◆ EXERCISE OBJECTIVE
Skipping all pictures, set down the lines of the listing from the first through the one with "(speckle.north west) rectangle".
* * * * *
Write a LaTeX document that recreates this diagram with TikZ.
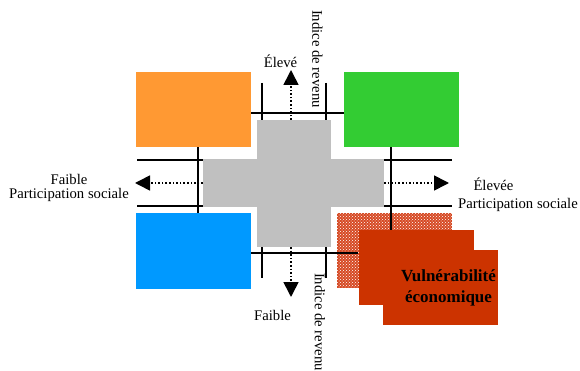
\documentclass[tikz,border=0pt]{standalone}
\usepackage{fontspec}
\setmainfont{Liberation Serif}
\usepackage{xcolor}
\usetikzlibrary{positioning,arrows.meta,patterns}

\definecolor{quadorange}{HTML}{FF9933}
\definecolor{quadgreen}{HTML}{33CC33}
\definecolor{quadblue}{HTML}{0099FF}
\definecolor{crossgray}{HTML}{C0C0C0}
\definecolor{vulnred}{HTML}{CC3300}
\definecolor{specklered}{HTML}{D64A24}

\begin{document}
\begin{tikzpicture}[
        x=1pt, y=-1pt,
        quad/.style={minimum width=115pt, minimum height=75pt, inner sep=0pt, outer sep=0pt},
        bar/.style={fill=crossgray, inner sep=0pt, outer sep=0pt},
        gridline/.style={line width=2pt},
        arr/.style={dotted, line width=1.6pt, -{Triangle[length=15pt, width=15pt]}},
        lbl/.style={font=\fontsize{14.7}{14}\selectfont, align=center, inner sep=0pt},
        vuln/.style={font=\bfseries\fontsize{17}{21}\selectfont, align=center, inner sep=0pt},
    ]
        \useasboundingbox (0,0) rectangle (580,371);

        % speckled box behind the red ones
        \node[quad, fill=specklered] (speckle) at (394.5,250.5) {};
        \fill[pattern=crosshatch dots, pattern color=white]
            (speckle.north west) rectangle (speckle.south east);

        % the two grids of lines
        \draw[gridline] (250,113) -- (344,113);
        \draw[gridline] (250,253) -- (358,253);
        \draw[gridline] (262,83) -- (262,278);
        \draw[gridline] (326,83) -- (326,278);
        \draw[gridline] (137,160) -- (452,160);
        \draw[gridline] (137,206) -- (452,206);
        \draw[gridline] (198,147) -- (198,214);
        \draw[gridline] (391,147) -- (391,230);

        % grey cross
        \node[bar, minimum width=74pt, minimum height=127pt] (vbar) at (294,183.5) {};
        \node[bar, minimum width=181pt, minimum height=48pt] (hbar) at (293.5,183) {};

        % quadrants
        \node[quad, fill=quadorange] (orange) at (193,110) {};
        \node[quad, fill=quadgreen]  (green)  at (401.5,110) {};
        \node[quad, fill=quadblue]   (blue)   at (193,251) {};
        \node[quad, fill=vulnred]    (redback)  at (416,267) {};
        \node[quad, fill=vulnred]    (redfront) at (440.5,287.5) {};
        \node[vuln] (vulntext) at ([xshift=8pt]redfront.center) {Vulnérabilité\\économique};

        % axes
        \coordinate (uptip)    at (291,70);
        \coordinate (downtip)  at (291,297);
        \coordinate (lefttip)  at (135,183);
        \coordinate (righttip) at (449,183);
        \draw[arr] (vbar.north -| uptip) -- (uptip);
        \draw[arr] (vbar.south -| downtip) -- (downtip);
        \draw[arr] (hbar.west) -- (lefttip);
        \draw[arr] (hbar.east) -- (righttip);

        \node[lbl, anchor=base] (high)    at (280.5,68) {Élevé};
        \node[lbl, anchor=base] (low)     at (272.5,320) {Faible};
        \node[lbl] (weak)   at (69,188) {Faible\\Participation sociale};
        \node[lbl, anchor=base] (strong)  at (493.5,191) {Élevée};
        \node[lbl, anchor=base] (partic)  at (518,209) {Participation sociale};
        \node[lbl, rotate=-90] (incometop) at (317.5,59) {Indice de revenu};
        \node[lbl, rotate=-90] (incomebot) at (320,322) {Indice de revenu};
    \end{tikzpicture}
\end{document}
* * * * *
◆ SOLUTION TO THE EXERCISE
Write a LaTeX document that recreates this diagram with TikZ.
\documentclass[tikz,border=0pt]{standalone}
\usepackage{fontspec}
\setmainfont{Liberation Serif}
\usepackage{xcolor}
\usetikzlibrary{positioning,arrows.meta,patterns}

\definecolor{quadorange}{HTML}{FF9933}
\definecolor{quadgreen}{HTML}{33CC33}
\definecolor{quadblue}{HTML}{0099FF}
\definecolor{crossgray}{HTML}{C0C0C0}
\definecolor{vulnred}{HTML}{CC3300}
\definecolor{specklered}{HTML}{D64A24}

\begin{document}
\begin{tikzpicture}[
        x=1pt, y=-1pt,
        quad/.style={minimum width=115pt, minimum height=75pt, inner sep=0pt, outer sep=0pt},
        bar/.style={fill=crossgray, inner sep=0pt, outer sep=0pt},
        gridline/.style={line width=2pt},
        arr/.style={dotted, line width=1.6pt, -{Triangle[length=15pt, width=15pt]}},
        lbl/.style={font=\fontsize{14.7}{14}\selectfont, align=center, inner sep=0pt},
        vuln/.style={font=\bfseries\fontsize{17}{21}\selectfont, align=center, inner sep=0pt},
    ]
        \useasboundingbox (0,0) rectangle (580,371);

        % speckled box behind the red ones
        \node[quad, fill=specklered] (speckle) at (394.5,250.5) {};
        \fill[pattern=crosshatch dots, pattern color=white]
            (speckle.north west) rectangle (speckle.south east);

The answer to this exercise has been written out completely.